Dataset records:
--- START ---
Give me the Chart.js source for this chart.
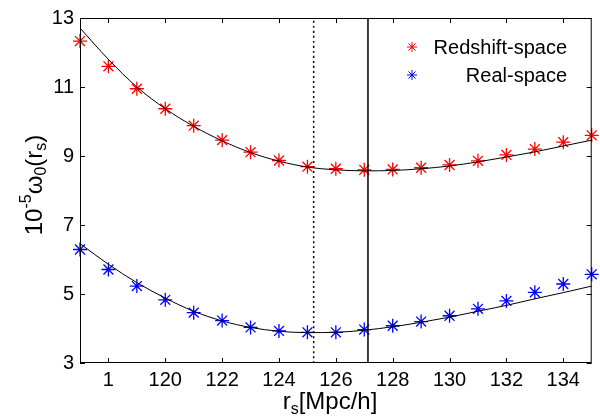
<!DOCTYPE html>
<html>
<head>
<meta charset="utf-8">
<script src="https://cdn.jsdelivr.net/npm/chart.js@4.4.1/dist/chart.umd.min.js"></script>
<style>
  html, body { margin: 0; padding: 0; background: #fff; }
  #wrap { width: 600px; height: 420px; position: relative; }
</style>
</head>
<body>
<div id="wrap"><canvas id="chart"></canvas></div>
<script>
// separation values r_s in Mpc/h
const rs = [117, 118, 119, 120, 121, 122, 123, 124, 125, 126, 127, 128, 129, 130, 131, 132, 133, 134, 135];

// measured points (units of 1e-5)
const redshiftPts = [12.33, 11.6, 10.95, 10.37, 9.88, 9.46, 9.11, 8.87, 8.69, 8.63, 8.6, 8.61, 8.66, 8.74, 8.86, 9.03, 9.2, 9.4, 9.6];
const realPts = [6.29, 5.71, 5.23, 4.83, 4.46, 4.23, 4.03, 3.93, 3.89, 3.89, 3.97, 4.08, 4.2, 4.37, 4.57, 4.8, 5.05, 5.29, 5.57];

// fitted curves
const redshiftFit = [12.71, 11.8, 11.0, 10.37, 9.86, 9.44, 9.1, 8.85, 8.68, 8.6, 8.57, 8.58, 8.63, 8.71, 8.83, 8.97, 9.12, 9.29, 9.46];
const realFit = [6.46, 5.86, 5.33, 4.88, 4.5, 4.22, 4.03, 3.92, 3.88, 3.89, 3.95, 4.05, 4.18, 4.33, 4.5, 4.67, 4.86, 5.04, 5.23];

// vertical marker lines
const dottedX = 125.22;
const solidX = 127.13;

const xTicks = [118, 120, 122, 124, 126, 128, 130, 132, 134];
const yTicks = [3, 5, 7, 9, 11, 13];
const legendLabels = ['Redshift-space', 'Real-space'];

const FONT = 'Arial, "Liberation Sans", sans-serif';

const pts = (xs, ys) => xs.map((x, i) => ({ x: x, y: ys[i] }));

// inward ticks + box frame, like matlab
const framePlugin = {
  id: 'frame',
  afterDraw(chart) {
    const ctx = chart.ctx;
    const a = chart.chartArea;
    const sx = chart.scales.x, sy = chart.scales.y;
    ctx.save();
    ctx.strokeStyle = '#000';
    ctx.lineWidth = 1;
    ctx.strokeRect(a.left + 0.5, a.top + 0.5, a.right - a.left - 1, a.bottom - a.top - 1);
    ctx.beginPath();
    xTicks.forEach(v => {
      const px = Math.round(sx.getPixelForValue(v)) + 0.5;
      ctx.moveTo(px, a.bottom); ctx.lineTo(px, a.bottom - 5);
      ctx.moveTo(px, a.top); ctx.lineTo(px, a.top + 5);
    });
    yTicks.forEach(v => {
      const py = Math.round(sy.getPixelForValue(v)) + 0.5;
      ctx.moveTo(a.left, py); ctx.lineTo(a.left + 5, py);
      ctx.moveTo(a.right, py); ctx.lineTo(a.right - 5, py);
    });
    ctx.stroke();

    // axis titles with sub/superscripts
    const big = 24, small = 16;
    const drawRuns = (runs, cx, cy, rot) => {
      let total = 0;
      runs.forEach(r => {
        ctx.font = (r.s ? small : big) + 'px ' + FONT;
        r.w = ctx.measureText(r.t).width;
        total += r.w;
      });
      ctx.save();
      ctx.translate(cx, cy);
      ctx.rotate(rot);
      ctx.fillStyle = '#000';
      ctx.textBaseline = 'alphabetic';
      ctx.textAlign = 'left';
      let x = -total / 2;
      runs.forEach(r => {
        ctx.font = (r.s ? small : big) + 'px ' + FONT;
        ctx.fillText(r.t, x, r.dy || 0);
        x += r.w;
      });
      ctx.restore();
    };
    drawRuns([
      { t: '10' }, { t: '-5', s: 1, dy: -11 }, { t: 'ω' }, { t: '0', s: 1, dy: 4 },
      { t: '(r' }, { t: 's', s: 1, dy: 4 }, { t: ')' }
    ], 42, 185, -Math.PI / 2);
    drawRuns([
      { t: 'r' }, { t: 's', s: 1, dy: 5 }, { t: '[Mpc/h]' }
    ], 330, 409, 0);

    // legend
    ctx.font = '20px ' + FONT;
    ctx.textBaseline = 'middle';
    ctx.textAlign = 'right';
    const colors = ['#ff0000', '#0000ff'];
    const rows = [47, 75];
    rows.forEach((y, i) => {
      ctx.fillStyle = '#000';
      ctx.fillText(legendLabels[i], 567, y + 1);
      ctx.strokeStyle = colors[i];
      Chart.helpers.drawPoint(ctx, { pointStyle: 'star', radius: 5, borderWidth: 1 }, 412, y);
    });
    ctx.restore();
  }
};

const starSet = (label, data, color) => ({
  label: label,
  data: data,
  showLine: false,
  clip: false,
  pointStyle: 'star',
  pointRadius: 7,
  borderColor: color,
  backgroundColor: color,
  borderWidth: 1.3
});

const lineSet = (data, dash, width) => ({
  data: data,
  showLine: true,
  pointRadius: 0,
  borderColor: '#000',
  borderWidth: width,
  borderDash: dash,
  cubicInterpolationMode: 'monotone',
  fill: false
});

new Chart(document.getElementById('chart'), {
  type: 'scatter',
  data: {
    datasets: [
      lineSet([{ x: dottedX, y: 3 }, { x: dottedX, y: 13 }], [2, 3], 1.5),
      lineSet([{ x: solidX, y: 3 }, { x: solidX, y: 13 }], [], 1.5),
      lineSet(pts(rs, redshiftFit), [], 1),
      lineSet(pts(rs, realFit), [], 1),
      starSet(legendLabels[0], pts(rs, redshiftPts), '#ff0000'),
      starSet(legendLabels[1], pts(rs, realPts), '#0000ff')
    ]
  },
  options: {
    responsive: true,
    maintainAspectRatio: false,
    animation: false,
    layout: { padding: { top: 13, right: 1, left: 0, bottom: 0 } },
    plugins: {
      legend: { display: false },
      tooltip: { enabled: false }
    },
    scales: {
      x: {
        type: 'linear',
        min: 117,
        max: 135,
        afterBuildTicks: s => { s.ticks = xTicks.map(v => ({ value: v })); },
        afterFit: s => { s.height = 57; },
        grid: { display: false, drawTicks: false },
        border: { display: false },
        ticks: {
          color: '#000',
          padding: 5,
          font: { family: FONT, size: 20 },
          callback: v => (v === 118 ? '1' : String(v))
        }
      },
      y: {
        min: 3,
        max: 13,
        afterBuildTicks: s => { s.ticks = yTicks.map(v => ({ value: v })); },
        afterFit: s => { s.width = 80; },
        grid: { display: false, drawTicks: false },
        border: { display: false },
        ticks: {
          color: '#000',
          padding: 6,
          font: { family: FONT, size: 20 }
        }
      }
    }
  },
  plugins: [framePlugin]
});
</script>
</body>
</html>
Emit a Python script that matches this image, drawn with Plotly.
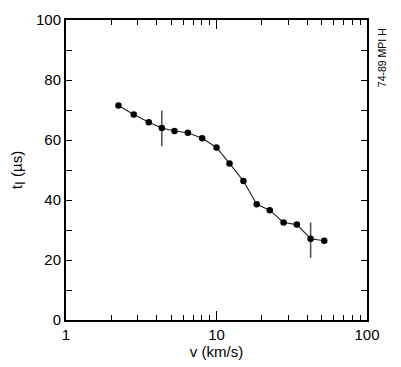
--- END ---
Task requirements. Gather up the lines containing the word "with" from these records and copy them.

Exercise solution.
    // axis titles with sub/superscripts
Emit a Python script that matches this image, drawn with Plotly.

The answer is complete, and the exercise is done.